Whether it is big things like that, or the many smaller, but just as devastating problems we face individually, it is easy to wallow in blame and guilt, or just to try to close our eyes to them. One of the reasons we do that is because, deep down we don’t really believe that anything can change. But John’s words, stark as they seem actually lead us out of that despair. He preaches about the possibility of change, calling people to share what they have, treat others fairly, do their jobs with integrity, whatever they are. He preaches about a God who loves his people enough to want them to be transformed, washed clean in the waters of baptism, able to start again. He doesn’t abandon us or give up on us. In a lovely poem about John the Baptist, Charles Causley describes him as someone who’d “hold your hand/ and bring you to land/ and wash your fears away.” John preaches about a God to whom each one of us matters, and who sends his Son knowing that he will face the worst human beings can do to him, to show us just how much each one of us matters.

 

That kind of love and commitment is what, in the end, changes people towards the good. Fear can’t do it. Force can’t do it. Only love can really transform us. Once we know that we are loved by God, that we matter to him, we can never entirely unknow that. It will glow in a corner of our hearts to be discovered on even the darkest day. And if we believe it for ourselves, we have to believe it for others too, so it will change the way we treat them too.

 

And that is our cause for rejoicing.
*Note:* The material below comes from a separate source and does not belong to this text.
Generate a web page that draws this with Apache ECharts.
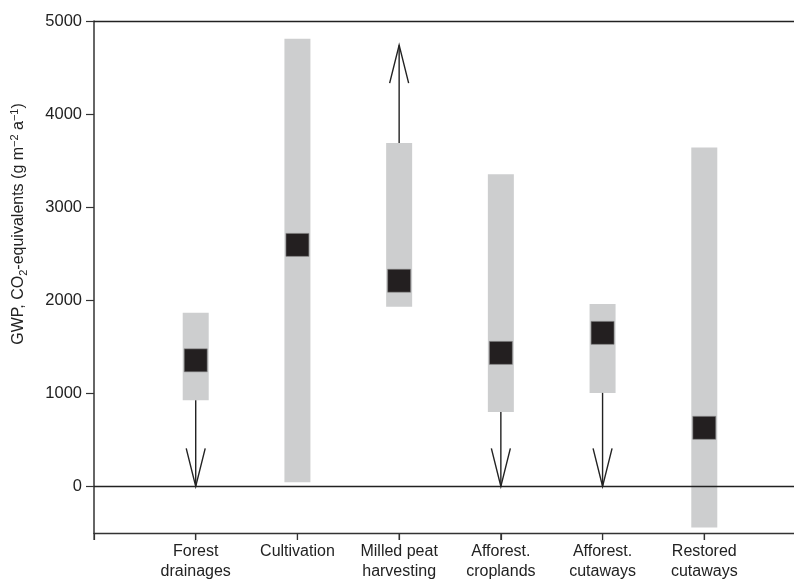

As Paul sits in his prison cell, he knows that he is not alone, that God is right there with him in the darkness and the fear, and right there, too, in the hearts of the Roman soldiers who are guarding him, leading them to wonder how this prisoner manages to find joy even in the midst of terror and maybe, for some of them, enabling them to find that joy for themselves. And it can do the same for us.